-- EXERCISE PROMPT --
Retype every line from the start of the entries below down to the line with "17.09, 16.8, 16.41, 15.41, 18.18, 17.85, 16.85, 16.72]", both ends included; skip the pictures.

-- DATA LISTING --
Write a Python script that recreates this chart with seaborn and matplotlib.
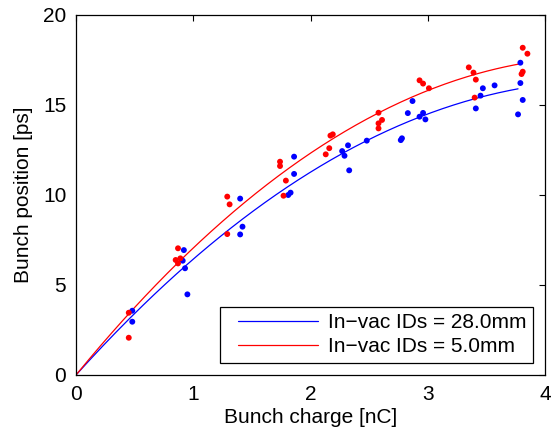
import numpy as np
import pandas as pd
import matplotlib
matplotlib.use("Agg")
import matplotlib.pyplot as plt
from matplotlib.legend_handler import HandlerLine2D
from matplotlib.lines import Line2D
import seaborn as sns

# Data
blue_x = [0.48, 0.48, 0.92, 0.91, 0.93, 0.95, 1.40, 1.40, 1.42, 1.81, 1.83, 1.86, 1.86,
          2.27, 2.29, 2.32, 2.33, 2.48, 2.77, 2.78, 2.83, 2.87, 2.93, 2.96, 2.98,
          3.41, 3.45, 3.47, 3.57, 3.77, 3.79, 3.79, 3.81]
blue_y = [3.57, 2.96, 6.94, 6.35, 5.93, 4.48, 9.80, 7.81, 8.24, 10.0, 10.13, 12.13, 11.17,
          12.44, 12.18, 12.76, 11.37, 13.02, 13.05, 13.15, 14.55, 15.22, 14.35, 14.56, 14.2,
          14.81, 15.52, 15.93, 16.09, 14.48, 17.35, 16.22, 15.28]
red_x = [0.45, 0.45, 0.87, 0.85, 0.89, 0.87, 1.29, 1.29, 1.31, 1.74, 1.74, 1.79, 1.77,
         2.17, 2.19, 2.16, 2.13, 2.58, 2.61, 2.58, 2.58, 2.93, 2.96, 3.01,
         3.35, 3.39, 3.41, 3.40, 3.81, 3.85, 3.81, 3.80]
red_y = [3.46, 2.07, 7.04, 6.39, 6.48, 6.2, 7.83, 9.91, 9.48, 11.85, 11.61, 10.8, 9.96,
         13.3, 13.37, 12.6, 12.26, 14.57, 14.17, 13.98, 13.7, 16.37, 16.19, 15.93,
         17.09, 16.8, 16.41, 15.41, 18.18, 17.85, 16.85, 16.72]

# Quadratic fit coefficients (y = a*x + b*x^2)
fit_blue = [7.237, -0.801]
fit_red = [7.95, -0.894]
fit_xmax = 3.77

labels = ["In\u2212vac IDs = 28.0mm", "In\u2212vac IDs = 5.0mm"]
xticks = [0, 1, 2, 3, 4]
yticks = [0, 5, 10, 15, 20]

sns.set_style("white")
plt.rcParams["font.family"] = ["Liberation Sans", "DejaVu Sans"]
plt.rcParams["text.color"] = "black"
plt.rcParams["axes.labelcolor"] = "black"
plt.rcParams["xtick.color"] = "black"
plt.rcParams["ytick.color"] = "black"
FS = 15

fig = plt.figure(figsize=(5.51, 4.37), dpi=100)
ax = fig.add_axes([76/551, 62/437, (545-76)/551, (375-15)/437])

xx = np.linspace(0, fit_xmax, 200)
curves = pd.DataFrame({
    "x": np.concatenate([xx, xx]),
    "y": np.concatenate([fit_blue[0]*xx + fit_blue[1]*xx**2,
                         fit_red[0]*xx + fit_red[1]*xx**2]),
    "s": [labels[0]]*len(xx) + [labels[1]]*len(xx),
})
pts = pd.DataFrame({
    "x": blue_x + red_x,
    "y": blue_y + red_y,
    "s": [labels[0]]*len(blue_x) + [labels[1]]*len(red_x),
})
pal = {labels[0]: "#0000ff", labels[1]: "#ff0000"}

sns.scatterplot(data=pts, x="x", y="y", hue="s", palette=pal, s=18,
                edgecolor="none", legend=False, ax=ax, zorder=3)
sns.lineplot(data=curves, x="x", y="y", hue="s", palette=pal, linewidth=0.9,
             ax=ax, sort=False, estimator=None, zorder=2)

ax.set_xlim(0, 4)
ax.set_ylim(0, 20)
ax.set_xticks(xticks)
ax.set_yticks(yticks)
ax.set_xticklabels([str(t) for t in xticks])
ax.set_yticklabels([str(t) for t in yticks])
ax.set_xlabel("Bunch charge [nC]", fontsize=FS, labelpad=3, color="black")
ax.set_ylabel("Bunch position [ps]", fontsize=FS, labelpad=7, color="black")
ax.tick_params(direction="in", length=4, width=0.8, top=True, right=True,
               labelsize=FS, color="black", labelcolor="black", pad=7)
for sp in ax.spines.values():
    sp.set_visible(True)
    sp.set_color("black")
    sp.set_linewidth(0.9)

handles, labs = ax.get_legend_handles_labels()
leg = ax.legend(handles, labs, loc="lower right", fontsize=FS, frameon=True,
                fancybox=False, edgecolor="black", framealpha=1,
                handlelength=4.9, handletextpad=-0.05, numpoints=2,
                handler_map={Line2D: HandlerLine2D(marker_pad=0.54, numpoints=2)},
                borderaxespad=0.6, borderpad=0.3, labelspacing=0.25)
leg.get_frame().set_linewidth(0.9)
for t in leg.get_texts():
    t.set_color("black")

fig.savefig("out.png", dpi=100)
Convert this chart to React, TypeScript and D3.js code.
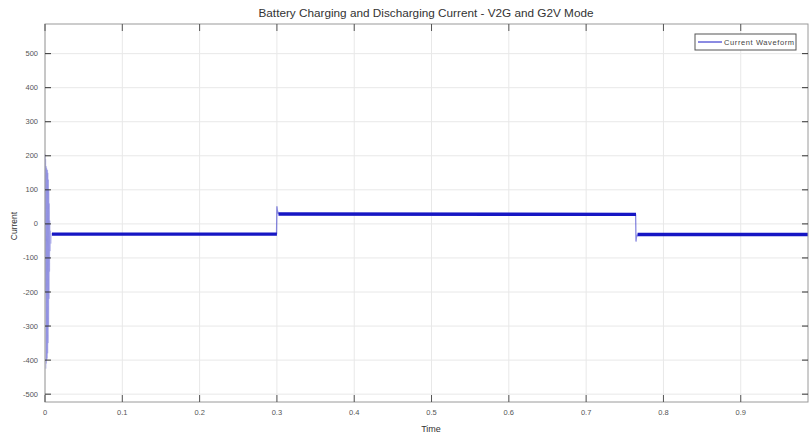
import React from "react";
import * as d3 from "d3";

const title = "Battery Charging and Discharging Current - V2G and G2V Mode";
const xTicks = [0, 0.1, 0.2, 0.3, 0.4, 0.5, 0.6, 0.7, 0.8, 0.9];
const xTickLabels = ["0", "0.1", "0.2", "0.3", "0.4", "0.5", "0.6", "0.7", "0.8", "0.9"];
const yTicks = [500, 400, 300, 200, 100, 0, -100, -200, -300, -400, -500];
const yTickLabels = ["500", "400", "300", "200", "100", "0", "-100", "-200", "-300", "-400", "-500"];

// start-up transient (dense oscillation)
const transientTime = [0, 0.0003, 0.0006, 0.0009, 0.0012, 0.0015, 0.0018, 0.0021, 0.0024, 0.0027, 0.003, 0.0033, 0.0036, 0.0039, 0.0042, 0.0045, 0.0048, 0.0051, 0.0054, 0.0057, 0.006, 0.0064, 0.0068, 0.0072, 0.0078, 0.0085, 0.009];
const transientCurrent = [0, 205, -200, 190, -425, 170, -410, 165, -400, 160, -395, 158, -380, 150, -350, 130, -300, 100, -220, 60, -140, 10, -80, -20, -58, -28, -30];

// steady segments (G2V / V2G / G2V)
const steadyTime = [0.009, 0.3, 0.3, 0.302, 0.7645, 0.7645, 0.7665, 0.987];
const steadyCurrent = [-30, -30, null, 29, 28, null, -31, -31];

// switching spikes
const spikeTime = [0.2995, 0.3, 0.3005, 0.302, 0.764, 0.7645, 0.765, 0.7665];
const spikeCurrent = [-30, 52, 40, 29, 28, -52, -40, -31];

const seriesName = "Current Waveform";

export default function App() {
  const W = 810, H = 434;
  const left = 45, right = 808, top = 24, bottom = 402;
  const x = d3.scaleLinear().domain([0, 0.987]).range([left, right]);
  const y = d3.scaleLinear().domain([-523, 587]).range([bottom, top]);
  const font = "'Liberation Sans', Arial, sans-serif";

  const line = d3.line<[number, number | null]>()
    .defined((d) => d[1] !== null)
    .x((d) => x(d[0]))
    .y((d) => y(d[1] as number));

  const tr = transientTime.map((t, i) => [t, transientCurrent[i]] as [number, number]);
  const st = steadyTime.map((t, i) => [t, steadyCurrent[i]] as [number, number | null]);
  const sp1 = spikeTime.slice(0, 4).map((t, i) => [t, spikeCurrent[i]] as [number, number]);
  const sp2 = spikeTime.slice(4).map((t, i) => [t, spikeCurrent[i + 4]] as [number, number]);

  const blue = "#1616c4";

  return (
    <svg width={W} height={H} style={{ position: "absolute", left: 0, top: 0, background: "#fff" }}>
      <rect x={0} y={0} width={W} height={H} fill="#fff" />
      {/* grid */}
      {xTicks.map((t) => (
        <line key={"gx" + t} x1={x(t)} x2={x(t)} y1={top} y2={bottom} stroke="#e8e8e8" strokeWidth={1} />
      ))}
      {yTicks.map((t) => (
        <line key={"gy" + t} x1={left} x2={right} y1={y(t)} y2={y(t)} stroke="#e8e8e8" strokeWidth={1} />
      ))}
      {/* data */}
      <path d={line(tr) || ""} fill="none" stroke="#5050d0" strokeOpacity={0.2} strokeWidth={1} />
      <path d={line(sp1) || ""} fill="none" stroke={blue} strokeOpacity={0.5} strokeWidth={1.3} />
      <path d={line(sp2) || ""} fill="none" stroke={blue} strokeOpacity={0.5} strokeWidth={1.3} />
      <path d={line(st) || ""} fill="none" stroke={blue} strokeWidth={3.4} />
      {/* box */}
      <rect x={left} y={top} width={right - left} height={bottom - top} fill="none" stroke="#9a9a9a" strokeWidth={1} />
      {/* ticks */}
      {xTicks.map((t) => (
        <g key={"tx" + t}>
          <line x1={x(t)} x2={x(t)} y1={bottom} y2={bottom - 7} stroke="#555" />
          <line x1={x(t)} x2={x(t)} y1={top} y2={top + 7} stroke="#555" />
        </g>
      ))}
      {yTicks.map((t) => (
        <g key={"ty" + t}>
          <line x1={left} x2={left + 6} y1={y(t)} y2={y(t)} stroke="#333" />
          <line x1={right} x2={right - 6} y1={y(t)} y2={y(t)} stroke="#333" />
        </g>
      ))}
      {xTickLabels.map((s, i) => (
        <text key={"lx" + s} x={x(xTicks[i])} y={415} fontSize={7.5} fontFamily={font} fill="#555" textAnchor="middle">{s}</text>
      ))}
      {yTickLabels.map((s, i) => (
        <text key={"ly" + s} x={38} y={y(yTicks[i]) + 2.5} fontSize={7.5} fontFamily={font} fill="#555" textAnchor="end">{s}</text>
      ))}
      {/* labels */}
      <text x={426} y={17} fontSize={11.5} fontFamily={font} fill="#333" textAnchor="middle" textLength={335} lengthAdjust="spacingAndGlyphs">{title}</text>
      <text x={431} y={432} fontSize={9} fontFamily={font} fill="#333" textAnchor="middle">Time</text>
      <text transform={`translate(17,226) rotate(-90)`} fontSize={8.5} fontFamily={font} fill="#333" textAnchor="middle">Current</text>
      {/* legend */}
      <rect x={695} y={34} width={101} height={16} fill="#fff" stroke="#555" strokeWidth={1} />
      <line x1={698} x2={722} y1={42} y2={42} stroke={blue} strokeWidth={1} />
      <text x={724} y={45} fontSize={7.5} fontFamily={font} fill="#444" textLength={70}>{seriesName}</text>
    </svg>
  );
}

-- COMPLETE ANSWER --
Write a Python script that recreates this chart with seaborn and matplotlib.
import numpy as np
import pandas as pd
import matplotlib
matplotlib.use("Agg")
import matplotlib.pyplot as plt
from matplotlib.legend_handler import HandlerLine2D
from matplotlib.lines import Line2D
import seaborn as sns

# Data
blue_x = [0.48, 0.48, 0.92, 0.91, 0.93, 0.95, 1.40, 1.40, 1.42, 1.81, 1.83, 1.86, 1.86,
          2.27, 2.29, 2.32, 2.33, 2.48, 2.77, 2.78, 2.83, 2.87, 2.93, 2.96, 2.98,
          3.41, 3.45, 3.47, 3.57, 3.77, 3.79, 3.79, 3.81]
blue_y = [3.57, 2.96, 6.94, 6.35, 5.93, 4.48, 9.80, 7.81, 8.24, 10.0, 10.13, 12.13, 11.17,
          12.44, 12.18, 12.76, 11.37, 13.02, 13.05, 13.15, 14.55, 15.22, 14.35, 14.56, 14.2,
          14.81, 15.52, 15.93, 16.09, 14.48, 17.35, 16.22, 15.28]
red_x = [0.45, 0.45, 0.87, 0.85, 0.89, 0.87, 1.29, 1.29, 1.31, 1.74, 1.74, 1.79, 1.77,
         2.17, 2.19, 2.16, 2.13, 2.58, 2.61, 2.58, 2.58, 2.93, 2.96, 3.01,
         3.35, 3.39, 3.41, 3.40, 3.81, 3.85, 3.81, 3.80]
red_y = [3.46, 2.07, 7.04, 6.39, 6.48, 6.2, 7.83, 9.91, 9.48, 11.85, 11.61, 10.8, 9.96,
         13.3, 13.37, 12.6, 12.26, 14.57, 14.17, 13.98, 13.7, 16.37, 16.19, 15.93,
         17.09, 16.8, 16.41, 15.41, 18.18, 17.85, 16.85, 16.72]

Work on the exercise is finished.